Valle asturiano
Lo bienhechor de la edad madura es que uno aprende a conocer los padecimientos del propio cuerpo y los asume con resignación.
“Es la vejez”, se dice, y el hecho se asimila estoicamente al ser la vida una cuota – quizás la más trascendental – la cual sufragamos ineludiblemente ante la realidad pasmosa de haber nacido.
George Steiner lo llamaría “nostalgia del absoluto”, mientras Marguerite Yourcenar, al observar al médico Zenón, alquimista del siglo XVI a punto de suicidarse en “Opus nigrum”, reconoce sin afectaciones que el tiempo es el sublime escultor dedicado a moldear, con martillo y cincel, los meandros del espíritu.
Uno suele coexistir aprehendido, igual a la hiedra en las sombrías tapias, a un pasado que, como a la misma existencia, también fenece.
En la niñez brumosa y lejana, no había clases en la escuela los fines de semana, únicamente una sesión de festivos juegos florales en el campo.
Llegábamos a los prados y colinas serpenteando una estrecha calzada salpicada de robles, encinas, castaños, al encuentro de un valle de pasto frondoso guarnecido de altas espadañas.
Se escuchaba el canto del mirlo, el cuco, la paloma torcaz y el sonido monótono de la cigarra.
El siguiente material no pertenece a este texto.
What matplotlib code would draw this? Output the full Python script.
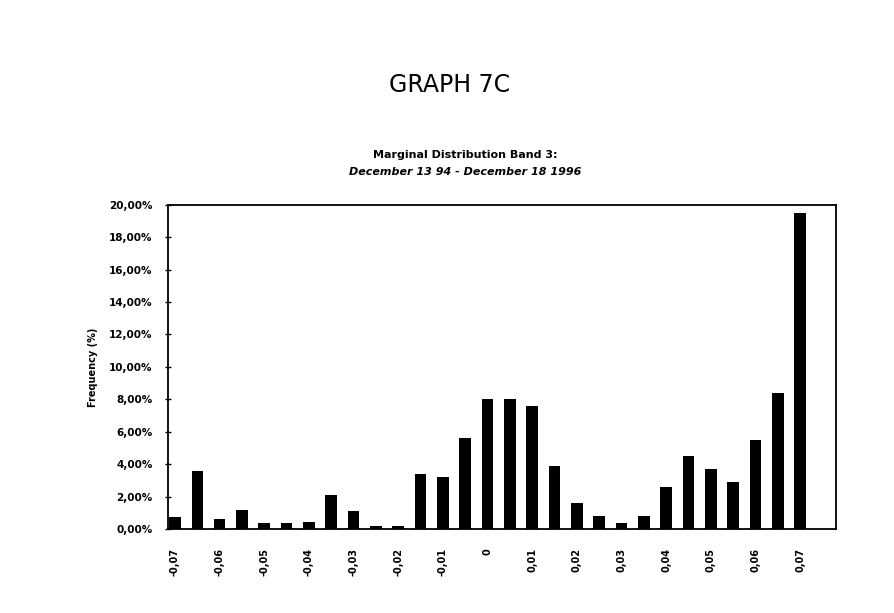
import matplotlib.pyplot as plt
import numpy as np

#Bin centres and frequencies (%)
bins = [-0.07, -0.065, -0.06, -0.055, -0.05, -0.045, -0.04, -0.035, -0.03, -0.025,
        -0.02, -0.015, -0.01, -0.005, 0.0, 0.005, 0.01, 0.015, 0.02, 0.025,
        0.03, 0.035, 0.04, 0.045, 0.05, 0.055, 0.06, 0.065, 0.07]
freq = [0.75, 3.6, 0.6, 1.2, 0.4, 0.4, 0.45, 2.1, 1.1, 0.2,
        0.2, 3.4, 3.2, 5.6, 8.0, 8.0, 7.6, 3.9, 1.6, 0.8,
        0.4, 0.8, 2.6, 4.5, 3.7, 2.9, 5.5, 8.4, 19.5]
xlabels = ['-0,07', '-0,06', '-0,05', '-0,04', '-0,03', '-0,02', '-0,01', '0',
           '0,01', '0,02', '0,03', '0,04', '0,05', '0,06', '0,07']
yticks = [0, 2, 4, 6, 8, 10, 12, 14, 16, 18, 20]

plt.rcParams['font.family'] = ['DejaVu Sans']

fig = plt.figure(figsize=(8.94, 6.13), dpi=100)
ax = fig.add_axes([0.188, 0.137, 0.747, 0.529])

pos = np.arange(len(bins))
ax.bar(pos, freq, width=0.52, color='black')

ax.set_xlim(-0.31, 29.6)
ax.set_ylim(0, 20)
ax.set_xticks(pos[::2])
ax.set_xticklabels(xlabels, rotation=90, fontsize=7, fontweight='bold')
ax.tick_params(axis='x', length=0, pad=14)
ax.set_yticks(yticks)
ax.set_yticklabels(['%d,00%%' % v for v in yticks], fontsize=7.5, fontweight='bold')
ax.tick_params(axis='y', direction='inout', length=4, width=1, pad=9)
ax.set_ylabel('Frequency (%)', fontsize=7, fontweight='bold', labelpad=8)

for s in ax.spines.values():
    s.set_linewidth(1.3)

fig.text(0.503, 0.862, 'GRAPH 7C', ha='center', va='center', fontsize=17,
         family='Liberation Sans Narrow')
fig.text(0.52, 0.747, 'Marginal Distribution Band 3:', ha='center', va='center',
         fontsize=8, fontweight='bold')
fig.text(0.52, 0.719, 'December 13 94 - December 18 1996', ha='center', va='center',
         fontsize=8, fontweight='bold', style='italic')

fig.savefig('out.png', dpi=100)
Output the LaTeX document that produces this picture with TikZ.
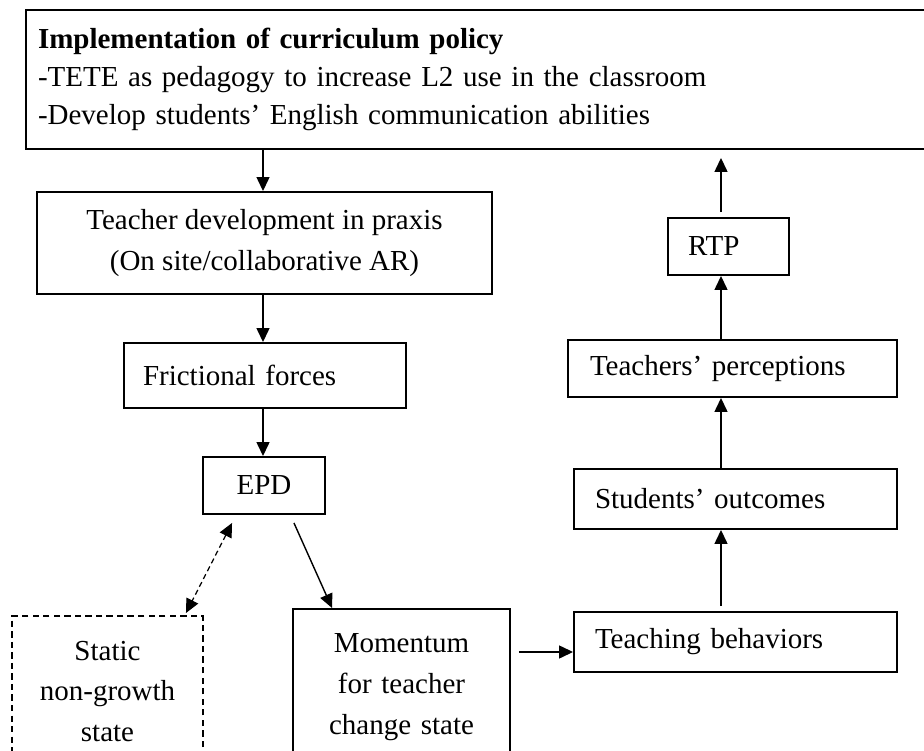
\documentclass[tikz,border=0pt]{standalone}
\usepackage{fontspec}
\setmainfont{Liberation Serif}
\usetikzlibrary{calc,arrows.meta}

\tikzset{
	box/.style={draw, line width=1.1pt, inner sep=0pt, align=center,
		font=\fontsize{16.5pt}{23.2pt}\selectfont},
	padbox/.style 2 args={box, align=left, inner xsep=#1, text width=#2},
	dashbox/.style={box, dash pattern=on 3.6pt off 2.4pt},
	arr/.style={line width=0.8pt, -{Triangle[length=0.28cm,width=0.26cm]}},
	dasharr/.style={line width=0.7pt, dash pattern=on 3pt off 2pt,
		{Triangle[length=0.28cm,width=0.26cm]}-{Triangle[length=0.28cm,width=0.26cm]}}
}

\begin{document}
\begin{tikzpicture}
			%%%%% FRAME %%%%%
			\useasboundingbox (0, 0) rectangle (18.48, -15.02);
			\clip (0, 0) rectangle (18.48, -15.02);
			
			%%%%% LEFT COLUMN %%%%%
			\node[padbox={0.24cm}{18.4cm}, minimum height=2.78cm, font=\fontsize{16.5pt}{21.8pt}\selectfont] (policy) at (9.96, -1.59)
				{\textbf{Implementation of curriculum policy}\\-TETE as pedagogy to increase L2 use in the classroom\\-Develop students’ English communication abilities};
			
			\node[box, minimum width=9.1cm, minimum height=2.04cm] (praxis) at (5.29, -4.86)
				{Teacher development in praxis\\(On site/collaborative AR)};
			\node[padbox={0.38cm}{4.88cm}, minimum height=1.3cm] (friction) at (5.3, -7.51) {Frictional forces};
			\node[box, minimum width=2.44cm, minimum height=1.14cm] (epd) at (5.28, -9.71) {EPD};
			
			\node[dashbox, anchor=north, text width=3.82cm, inner ysep=0.5cm] (static) at (2.15, -12.3)
				{Static\\non-growth\\state};
			\node[box, anchor=north, text width=4.34cm, inner ysep=0.5cm] (momentum) at (8.03, -12.16)
				{Momentum\\for teacher\\change state};
			
			%%%%% RIGHT COLUMN %%%%%
			\node[padbox={0.42cm}{5.62cm}, minimum height=1.2cm] (teaching) at (14.71, -12.84) {Teaching behaviors};
			\node[padbox={0.42cm}{5.62cm}, minimum height=1.2cm] (outcomes) at (14.71, -9.98) {Students’ outcomes};
			\node[padbox={0.44cm}{5.7cm}, minimum height=1.14cm] (percept) at (14.65, -7.37) {Teachers’ perceptions};
			\node[padbox={0.4cm}{1.62cm}, minimum height=1.14cm] (rtp) at (14.57, -4.93) {RTP};
			
			\coordinate (lcol) at (5.26, 0);
			\coordinate (rcol) at (14.42, 0);
			
			%%%%% ARROWS %%%%%
			\draw[arr] (policy.south -| lcol) -- (praxis.north -| lcol);
			\draw[arr] (praxis.south -| lcol) -- (friction.north -| lcol);
			\draw[arr] (friction.south -| lcol) -- (epd.north -| lcol);
			
			\draw[arr] ($(epd.south east)+(-0.64,-0.16)$) -- ($(momentum.north west)+(0.8,0)$);
			\draw[dasharr] ($(epd.south west)+(0.6,-0.16)$) -- ($(static.north east)+(-0.36,0.04)$);
			
			\coordinate (mout) at ($(momentum.north east)+(0.16,-0.88)$);
			\draw[arr] (mout) -- (mout -| teaching.west);
			
			\draw[arr, shorten <=0.1cm] (teaching.north -| rcol) -- (outcomes.south -| rcol);
			\draw[arr] (outcomes.north -| rcol) -- (percept.south -| rcol);
			\draw[arr] (percept.north -| rcol) -- (rtp.south -| rcol);
			\draw[arr, shorten <=0.1cm, shorten >=0.16cm] (rtp.north -| rcol) -- (policy.south -| rcol);
			
			%%%%% END %%%%%
\end{tikzpicture}
\end{document}
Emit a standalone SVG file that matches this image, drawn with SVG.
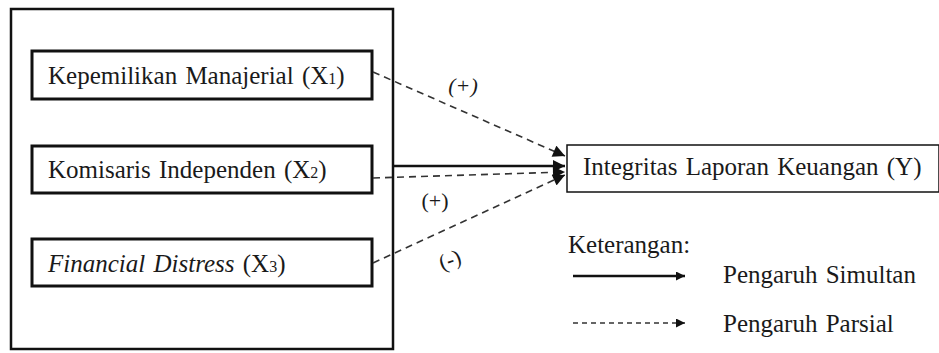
<svg xmlns="http://www.w3.org/2000/svg" width="939" height="353" viewBox="0 0 939 353">
<style>
text{font-family:"Liberation Serif","Times New Roman",serif;font-size:25px;fill:#1a1a1a;word-spacing:2px}
.box{fill:#fff;stroke:#111;stroke-width:3}
.dash{fill:none;stroke:#333;stroke-width:1.6;stroke-dasharray:7,5}
.solid{fill:none;stroke:#111;stroke-width:2.5}
.sub{font-size:16px}
.lbl{font-size:22px;text-anchor:middle}
</style>
<defs>
<marker id="ah" viewBox="0 0 10 10" refX="10" refY="5" markerWidth="10" markerHeight="9" markerUnits="userSpaceOnUse" orient="auto"><path d="M0,0L10,5L0,10z" fill="#111"/></marker>
<marker id="ahs" viewBox="0 0 10 10" refX="10" refY="5" markerWidth="13" markerHeight="12" markerUnits="userSpaceOnUse" orient="auto"><path d="M0,0L10,5L0,10z" fill="#111"/></marker>
</defs>
<g id="group-x">
<rect x="11" y="9" width="382" height="340" fill="none" stroke="#111" stroke-width="2.5"/>
</g>
<g id="x1"><rect class="box" x="32" y="51" width="340" height="48"/><text x="48" y="84">Kepemilikan Manajerial (X<tspan class="sub">1</tspan>)</text></g>
<g id="x2"><rect class="box" x="32" y="146" width="340" height="47"/><text x="48" y="178">Komisaris Independen (X<tspan class="sub">2</tspan>)</text></g>
<g id="x3"><rect class="box" x="32" y="239" width="340" height="47"/><text x="48" y="272"><tspan font-style="italic">Financial Distress</tspan> (X<tspan class="sub">3</tspan>)</text></g>
<g id="y"><rect x="567" y="145" width="372" height="47" fill="#fff" stroke="#111" stroke-width="1.5"/><text x="583" y="175">Integritas Laporan Keuangan (Y)</text></g>
<g id="connectors">
<line class="dash" x1="373" y1="72" x2="565" y2="156" marker-end="url(#ahs)"/>
<line class="solid" x1="393" y1="166" x2="565" y2="166" marker-end="url(#ahs)"/>
<line class="dash" x1="373" y1="178" x2="565" y2="172" marker-end="url(#ahs)"/>
<line class="dash" x1="373" y1="263" x2="565" y2="175" marker-end="url(#ahs)"/>
</g>
<g id="labels">
<text class="lbl" x="463" y="93" font-style="italic">(+)</text>
<text class="lbl" x="435" y="208">(+)</text>
<text class="lbl" x="450" y="267" transform="rotate(-20 450 260)">(-)</text>
</g>
<g id="legend">
<text x="568" y="253">Keterangan:</text>
<line x1="573" y1="276" x2="685" y2="276" stroke="#111" stroke-width="2.5" marker-end="url(#ah)"/>
<text x="723" y="283">Pengaruh Simultan</text>
<line x1="573" y1="323" x2="685" y2="323" stroke="#333" stroke-width="1.3" stroke-dasharray="5,4" marker-end="url(#ah)"/>
<text x="723" y="332">Pengaruh Parsial</text>
</g>
</svg>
El muchachuelo de entonces, cual cabrilla montuna, corría detrás de mariposas, saltamontes y gorriones de corto vuelo.
Al transcurrir el inevitable tiempo, la expiación acorrala nuestro ánimo y rumiamos los otoños idos. Y uno, al socaire de los versos del maestro-poeta Gabriel y Galán, exclama: “¿Somos los hombres de hoy aquellos niños de ayer?”
La subsistencia nos ha ido colocando en el instante puntual algunas ilusiones empavonadas de querencias. Más tarde, a velocidad endemoniada, crecieron a su lado espinas, cardos, nostalgias y malestares a espuertas.
Habiendo cruzado ya con creces el epicentro de la supervivencia y comenzando a pesarnos el certero camino, solemos leer con avidez todo folleto sobre la posibilidad de hacer frente a las enfermedades de los años, y al lado de los libros de cabecera en la repisa del tálamo, hay cierto “Manual de Remedios Caseros”, anunciando de forma sugestiva, aunque falaz: “Más de 1.000 maneras de curarse uno mismo”.
Ignoro lo que diría el alquimista helvético Paracelso, pero él también dejó por un tiempo la medicina clásica, y comenzó a sacar de apiñadas vasijas de barro remedios de la sabiduría popular.
Algunos adiestramientos físicos, la alimentación adecuada y una vida tranquila, aseguran la longevidad, aunque menos de lo que nos gustaría, pues al decir de la genética: “Nosotros no estamos intentando encontrar la fuente de la eterna juventud. Solo deseamos hallar la forma de envejecer bien”.
Y así, entre reminiscencias infantiles y sabores agrios de una madurez ya cobijada en los tejidos del cuerpo, hemos hecho el único ejercicio que en verdad sabemos realizar: rememorar nuestro abismal pasado.